Three setups were considered with two (a and b), three (a through c) and four (a through d) sources. The number of used microphones was the same as that of the sources in each setup. The mixtures were separated by three methods: FD-ICA with activity sequence (power ratio) clustering (dataset A and dataset B), FD-ICA with TDOA estimations (dataset A and dataset B), and FastIVA (dataset A and dataset B). The results are available for different lengths of the STFT (from 128 through 4096).

Separation of simulated convolutive audio mixtures

This code simulates acoustic mixtures of two, three or four speakers. Room impulse responses between the sources and microphones are generated by the image method implemented by Emmanuel Habets; please download the package from AudioLabs.

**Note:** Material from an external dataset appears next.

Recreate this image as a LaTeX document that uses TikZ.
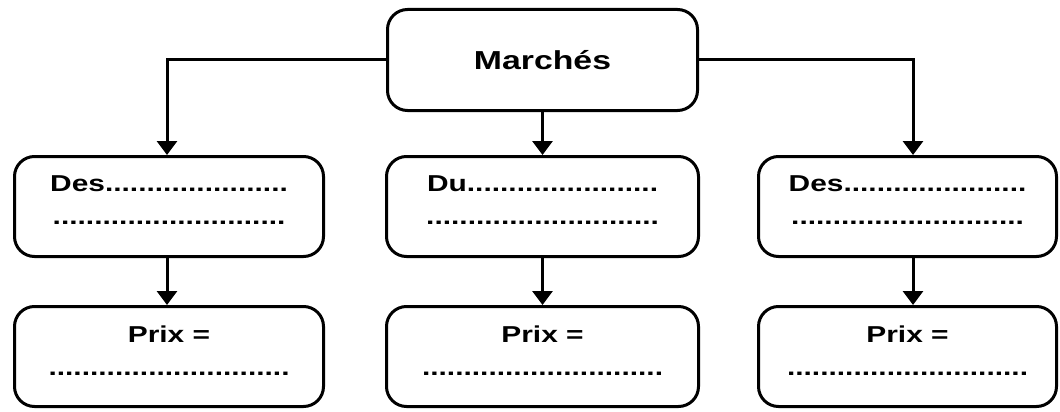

The sources and the microphones can be placed at any point in the room; default locations are defined in the code.

The user can apply any BSS method to the artificial mixture. As a reference method, the time-domain T-ABCD algorithm is used; please download the T-ABCD package. T-ABCD can be used to estimate only short filters (10-80 taps) since its computational complexity rapidly grows with the length of filters. It is robust but it cannot handle long tails of the impulse responses (only direct path and early reflections) as the separating filters are short. The reader is encouraged to compare T-ABCD with the FD-ICA approaches described in the chapter.

The evaluation is done using the BSS_EVAL toolbox where there are four criteria: SDR, SIR, ISR and SAR. Please, download the package here a see the corresponding publication for the definition of the criteria.

Real-world convolutive audio mixtures

The graphical user interface of T-ABCD can be used to create stereo recordings. Users can conduct a real-world experiment with two microphones and two simultaneously speaking persons. We recommend that the speakers are about 1 m distant from the microphones (larger distance makes the mixture more difficult to separate) and do not perform any movements during recording. The mutual distance of microphones should be small (say about 10 cm) so that short separating filters can separate the recordings. Then, T-ABCD can be directly applied. The separation performance depends on many aspects such as on the angle between the speakers or their distance from microphones or on the reverberation time.

Hint: Check if your audio recording device is indeed stereo. Some low-cost sound cards do not support two-channel recordings and mix both channels (microphones) into a mono channel.

Theoretical exercises

Define joint entropy of n random variables, and derive (13.12) using the definition of mutual information (13.11) and the definition of entropy (13.13).
Show that the joint entropy of n random variables is constant under the orthogonal constraint (the random variables are uncorrelated and all have variance one).
Show that the preprocessed signals defined by (13.29) are orthogonal and have unit variance.
Consider two or more Gaussian piecewise stationary signals that are independent a have the same variance profiles (the same variance within each block of stationarity); the piecewise stationary model is introduced in Section 13.2.3.1. Show that the signals cannot be separated through the approximate joint diagonalization of their covariance matrices on blocks. Find an analogy for the model described in Section 13.2.3.2.